Cette superposition de trois générations est sans doute à l’origine d’une composition assez rare où la dominante n’est plus sainte Anne, mais sainte Emerentia, sa mère. Nous n’en connaissons que deux exemples sculptés, émanant toujours de la région où s’est formée la légende, entre Meuse et Rhin22. C’est le point culminant du matriarcat, attestant que la vie se transmet par la femme et lui conférant les pleins pouvoirs, comme dans la société celte23. Mais cette accumulation n’a jamais conquis la ferveur populaire qui se limitait à la Vierge et à sainte Anne.

Il en va tout autrement pour une vision née dans la douceur de Bruges, peut-être imaginée par Hugo van der Goes. Un religieux franciscain contemple Marie, assise sur un tapis de fleurs, aux pieds de sa mère, à qui elle tend son Enfant24. Parfois, Anne, portant le costume des béguines, trône un livre à la main. Marie, assise sur le sol que recouvre l’un de ces beaux tapis d’Orient chers aux peintres flamands.

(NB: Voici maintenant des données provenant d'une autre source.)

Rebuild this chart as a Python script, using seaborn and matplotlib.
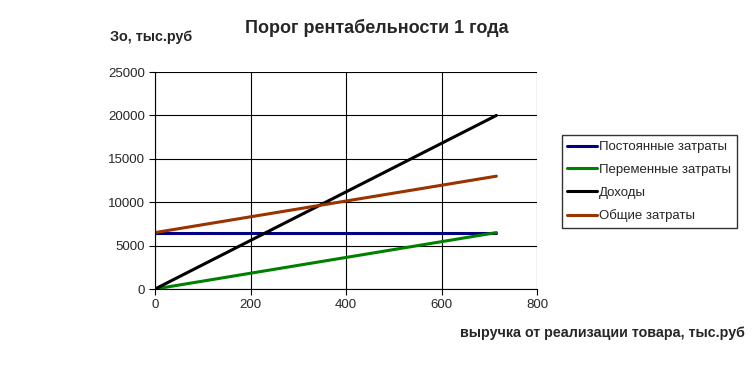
import numpy as np
import matplotlib.pyplot as plt
import seaborn as sns
import pandas as pd

# выручка, тыс.руб
revenue_x = [0, 715]
fixed_costs = [6500, 6500]
variable_costs = [0, 6500]
income = [0, 20000]
total_costs = [6500, 13000]

series_names = ["Постоянные затраты", "Переменные затраты", "Доходы", "Общие затраты"]
series_colors = ["#000080", "#008000", "#000000", "#993300"]

df = pd.concat([
    pd.DataFrame({"x": revenue_x, "y": vals, "series": name})
    for name, vals in zip(series_names, [fixed_costs, variable_costs, income, total_costs])
])

sns.set_style("white")
plt.rcParams['font.family'] = ['Liberation Sans', 'DejaVu Sans']

fig = plt.figure(figsize=(7.54, 3.67), dpi=100)
ax = fig.add_axes([0.2056, 0.2125, 0.5066, 0.5913])

sns.lineplot(data=df, x="x", y="y", hue="series", hue_order=series_names,
             palette=series_colors, linewidth=2.2, ax=ax, legend=False)

ax.set_xlim(0, 800)
ax.set_ylim(0, 25000)
ax.set_xticks(np.arange(0, 801, 200))
ax.set_yticks(np.arange(0, 25001, 5000))
ax.grid(True, color="black", linewidth=0.8)
ax.tick_params(axis="both", direction="out", length=4, width=0.8, color="black",
               labelsize=9.5, pad=3, left=True, bottom=True)
for side in ["top", "right"]:
    ax.spines[side].set_visible(False)
for side in ["left", "bottom"]:
    ax.spines[side].set_color("black")
    ax.spines[side].set_linewidth(0.8)
ax.set_xlabel("")
ax.set_ylabel("")

handles = [plt.Line2D([], [], color=c, linewidth=2.2) for c in series_colors]
fig.legend(handles, series_names, loc="upper left", bbox_to_anchor=(0.736, 0.65),
           frameon=True, fancybox=False, edgecolor="black", fontsize=9.5,
           handlelength=2.2, handletextpad=0.2, labelspacing=0.8, borderpad=0.45)

fig.text(0.5, 0.925, "Порог рентабельности 1 года", ha="center", va="center",
         fontsize=13, fontweight="bold")
fig.text(0.146, 0.898, "Зо, тыс.руб", ha="left", va="center",
         fontsize=10.4, fontweight="bold")
fig.text(0.988, 0.092, "выручка от реализации товара, тыс.руб", ha="right", va="center",
         fontsize=10.3, fontweight="bold")

fig.savefig("out.png", dpi=100)
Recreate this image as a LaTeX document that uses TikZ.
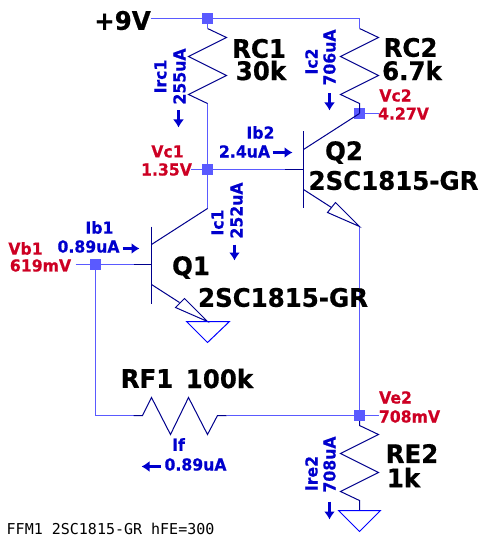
\documentclass[tikz,border=0pt]{standalone}
\usepackage{fontspec}
\setmainfont{DejaVu Sans}
\newfontfamily\notefont{DejaVu Sans Mono}
\newfontfamily\ampfont[FakeBold=0.5,FakeStretch=0.95]{DejaVu Sans Bold}
\newfontfamily\bigfont[FakeBold=0.6,FakeStretch=0.96]{DejaVu Sans Bold}
\usepackage{xcolor}
\definecolor{WireBlue}{RGB}{90,90,255}
\definecolor{PartBlue}{RGB}{0,0,140}
\definecolor{AmpBlue}{RGB}{0,0,205}
\definecolor{VoltRed}{RGB}{205,0,35}
\usetikzlibrary{arrows.meta}
\tikzset{
  wire/.style={WireBlue, line width=1.1pt},
  part/.style={PartBlue, line width=1pt},
  gnd/.style={blue, line width=1pt},
  junction/.style={fill=WireBlue, minimum size=11pt, inner sep=0pt},
  volt/.style={text=VoltRed, font=\ampfont\fontsize{16.5}{16.5}\selectfont, inner sep=0pt},
  amp/.style={text=AmpBlue, font=\ampfont\fontsize{16.5}{16.5}\selectfont, inner sep=0pt},
  big/.style={text=black, font=\bigfont\fontsize{25.5}{25.5}\selectfont, inner sep=0pt},
  flow/.style={AmpBlue, line width=3pt, -{Latex[length=8pt,width=11pt]}},
}
\begin{document}
\begin{tikzpicture}[x=1pt, y=-1pt]
\useasboundingbox (-0.5, -0.5) rectangle (479.5, 539.5);

% junctions
\node[junction] (top) at (207, 18) {};
\node[junction] (vc1) at (207, 169) {};
\node[junction] (vc2) at (359, 113) {};
\node[junction] (vb1) at (95, 264) {};
\node[junction] (ve2) at (359, 415) {};

% bends and part ends
\coordinate (supply) at (150, 18);
\coordinate (corner) at (359, 18);
\coordinate (rc1a) at (207, 28);
\coordinate (rc1b) at (207, 103);
\coordinate (rc2a) at (359, 28);
\coordinate (rc2b) at (359, 103);
\coordinate (c1) at (207, 208);
\coordinate (e1) at (207, 321);
\coordinate (c2) at (359, 113);
\coordinate (e2) at (359, 226);
\coordinate (b1) at (133, 264);
\coordinate (b2) at (284, 169);
\coordinate (fbcorner) at (95, 415);
\coordinate (rf1a) at (133, 415);
\coordinate (rf1b) at (226, 415);
\coordinate (re2a) at (359, 425);
\coordinate (re2b) at (359, 500);
\coordinate (gnd2) at (359, 510);
\coordinate (vc1stub) at (190, 169);
\coordinate (vc2stub) at (378, 113);
\coordinate (ve2stub) at (378, 415);
\coordinate (vb1stub) at (75, 264);

% wires
\draw[wire] (supply) -- (top) -- (corner) -- (rc2a);
\draw[wire] (top) -- (rc1a);
\draw[wire] (rc1b) -- (vc1) -- (c1);
\draw[wire] (vc1stub) -- (vc1) -- (b2);
\draw[wire] (vc2) -- (vc2stub);
\draw[wire] (e2) -- (ve2) -- (ve2stub);
\draw[wire] (vb1stub) -- (vb1) -- (b1);
\draw[wire] (vb1) -- (fbcorner) -- (rf1a);
\draw[wire] (rf1b) -- (ve2);

% resistors
\draw[part] (rc1a) -- ++(19, 9) -- ++(-38, 19) -- ++(38, 19) -- ++(-38, 19) -- (rc1b);
\draw[part] (rc2a) -- ++(19, 9) -- ++(-38, 19) -- ++(38, 19) -- ++(-38, 19) -- (rc2b) -- (c2);
\draw[part] (ve2) -- (re2a) -- ++(19, 9) -- ++(-38, 19) -- ++(38, 19) -- ++(-38, 19) -- (re2b) -- (gnd2);
\draw[part] (rf1a) -- (142, 415) -- (151, 397) -- (170, 434) -- (188, 397) -- (207, 434) -- (217, 415) -- (rf1b);

% Q1
\draw[part] (151, 226) -- (151, 303);
\draw[part] (b1) -- (151, 264);
\draw[part] (c1) -- (151, 244);
\draw[part] (151, 284) -- (179, 302);
\draw[part] (e1) -- (175, 307) -- (184, 298) -- cycle;

% Q2
\draw[part] (302.5, 131) -- (302.5, 207);
\draw[part] (b2) -- (302.5, 169);
\draw[part] (c2) -- (303, 149);
\draw[part] (303, 189) -- (331, 207);
\draw[part] (e2) -- (327, 212) -- (335, 202) -- cycle;

% grounds
\draw[gnd] (e1) ++(-21, 0) -- ++(43, 0) -- (207, 342) -- cycle;
\draw[gnd] (gnd2) ++(-21, 0) -- ++(42, 0) -- (359, 531) -- cycle;

% part labels
\node[big] (lab9v) at (122, 20) {+9V};
\node[big] (labrc1) at (258.5, 48) {RC1};
\node[big] (valrc1) at (260.5, 70) {30k};
\node[big] (labrc2) at (410, 47) {RC2};
\node[big] (valrc2) at (411.5, 70) {6.7k};
\node[big] (labq2) at (343.5, 152) {Q2};
\node[big] (typeq2) at (393, 180) {2SC1815-GR};
\node[big] (labq1) at (190.5, 267) {Q1};
\node[big] (typeq1) at (282.5, 297) {2SC1815-GR};
\node[big] (labrf1) at (146.5, 378) {RF1};
\node[big] (valrf1) at (219, 378) {100k};
\node[big] (labre2) at (411.5, 453) {RE2};
\node[big] (valre2) at (403, 477) {1k};

% voltages
\node[volt] (vc1name) at (167, 151) {Vc1};
\node[volt] (vc1val) at (166, 169) {1.35V};
\node[volt] (vc2name) at (395, 95) {Vc2};
\node[volt] (vc2val) at (403, 113) {4.27V};
\node[volt] (vb1name) at (25, 248) {Vb1};
\node[volt] (vb1val) at (40, 265) {619mV};
\node[volt] (ve2name) at (395, 397) {Ve2};
\node[volt] (ve2val) at (409, 416) {708mV};

% currents
\node[amp, rotate=90] (irc1name) at (160, 76) {Irc1};
\node[amp, rotate=90] (irc1val) at (179, 76) {255uA};
\node[amp, rotate=90] (ic1name) at (217, 222) {Ic1};
\node[amp, rotate=90] (ic1val) at (236, 210) {252uA};
\node[amp, rotate=90] (ic2name) at (311, 61) {Ic2};
\node[amp, rotate=90] (ic2val) at (329, 57) {706uA};
\node[amp, rotate=90] (ire2name) at (311, 473) {Ire2};
\node[amp, rotate=90] (ire2val) at (329, 464) {708uA};
\node[amp] (ib1name) at (99, 227) {Ib1};
\node[amp] (ib1val) at (88, 246) {0.89uA};
\node[amp] (ib2name) at (260, 132) {Ib2};
\node[amp] (ib2val) at (244, 151) {2.4uA};
\node[amp] (ifname) at (178, 444) {If};
\node[amp] (ifval) at (195, 464) {0.89uA};

\coordinate (irc1a) at (178, 110);
\coordinate (irc1b) at (178, 127);
\coordinate (ic1a) at (234, 244);
\coordinate (ic1b) at (234, 260);
\coordinate (ic2a) at (329, 93);
\coordinate (ic2b) at (329, 110);
\coordinate (ire2a) at (329, 501);
\coordinate (ire2b) at (329, 519);
\coordinate (ib1a) at (122, 248);
\coordinate (ib1b) at (139, 248);
\coordinate (ib2a) at (272, 152);
\coordinate (ib2b) at (292, 152);
\coordinate (ifa) at (160, 466);
\coordinate (ifb) at (141, 466);
\draw[flow] (irc1a) -- (irc1b);
\draw[flow] (ic1a) -- (ic1b);
\draw[flow] (ic2a) -- (ic2b);
\draw[flow] (ire2a) -- (ire2b);
\draw[flow] (ib1a) -- (ib1b);
\draw[flow] (ib2a) -- (ib2b);
\draw[flow] (ifa) -- (ifb);

\node[anchor=west, inner sep=0pt, font=\notefont\fontsize{15}{15}\selectfont] (note) at (6, 528) {FFM1 2SC1815-GR hFE=300};
\end{tikzpicture}
\end{document}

Ces représentations, empruntées à la Vierge d’humilité, ici enveloppée par l’ample manteau noir de sa mère, signe d’amour et de protection, ont été très répandues dans les Flandres25 d’où elles ont gagné Nuremberg.

Dans une composition d’un caractère plus profane, Michael Wolgemut a ouvert le mur, de part et d’autre du trône, pour évoquer un village de Franconie, la patrie d’Anna Grosz, représentée en donatrice, aux pieds du groupe, avec sa fille, face à son époux 26.

Le thème trouve son achèvement dans le dessin aquarellé esquissé par un disciple de Dürer, peut-être d’après le tableau précédent, mais dépouillé de tout décor, véritable anticipation du portrait de famille27.

11 En France, trois expositions ont permis de recenser plusieurs sculptures. Sainte Anne Trinitaire, une œuvre de l’atelier du Maître de Rabenden, Musée d’Unterlinden, Colmar, 1990-1991. Sculptures allemandes de la fin du moyen âge, Louvre, 1990-1991. La Vierge à l’Enfant d’Issenheim, Louvre, 1998. Cologne en résidence, musée national du Moyen Age, janvier-juillet 2002.

12 Egalement à Prague (Musée d’Art médiéval), à Utrecht (Rijksmuseum) à Cologne (Musée Schnütgen), et à Unterdeggenbach (Bavière).

13 Hank van Os, The Art of Devotion in the Late Middle Ages in Europe, Rijksmuseum, Amsterdam, 1994.

14 Wroclaw, Musée Narodove. Une statue de ce type est reproduite dans une enluminure représentant Anne de Bretagne sous la protection de sainte Anne trinitaire. Voir Catalogue 2012, n°1.

15 Certains groupes illustrant « Un thème à la mode » sont reproduits dans Catalogue 2012, cat. n°3, 4, n°5, fig.19, 20.

16 Cette Anna selbdritt en pierre, rare à l’extérieur d’un édifice, est due au ciseau de Niclaus Weckmann (début XVIe s.).

17 Sainte Anne fait pendant à sainte Agnès, de part et d’autre de saint Jean-Baptiste.

18 Calcaire, avec polychromie du XIXe s. Dépôt du Bayerisches National Museum.

19 Eglise St. Jakobus.

20 Provenant d’une chapelle près de Bürg et attribué au maître Arnt Beeldesmider. Bamberg, commerce d’art.

21 Bâle, Historisches Museum, vers 1520. Voir Annie Kaufmann-Hogenbach, Die Basler Plastik des 15. und frühen 16. Jhs., Bâle, 1952, p.46-49.

22 New York, Metropolitan Museum, vers 1515-1530. Reproduite dans Catalogue 2012, fig.17 et Hanovre, Niedersächsiges Landesmuseum. Cette représentation de quatre générations est parfois appelée Emerentia selbviert.

23 Voir Jean Markale, La Femme celte, Payot, 1972, particulièrement p.75, 198, 201-202 et 343, sur la filiation entre la déesse mère Dana, ou Ana, adorée par les Celtes et sainte Anne, vénérée par les Bretons.

24 Vers 1475. Bruxelles. Musée Royal d’Art Ancien.

25 Atelier de Memling (vers 1480), Munich, Alte Pinakothek. Maître anonyme brugeois (vers 1488) Lubeck, Sankt Annen Museum. Maître de la Légende de sainte Ursule (fin XVe.), Bruxelles. Musée royal d’art ancien.

26 Vers 1510. Nuremberg, Germanisches National Museum. On peut rapprocher de cette oeuvre le tableau de Cornelis Engebrechtsz, conserve à Leipzig.

27 Dessin à la plume rehaussé d’aquarelle, daté 1514. Nuremberg, Germanisches National Museum.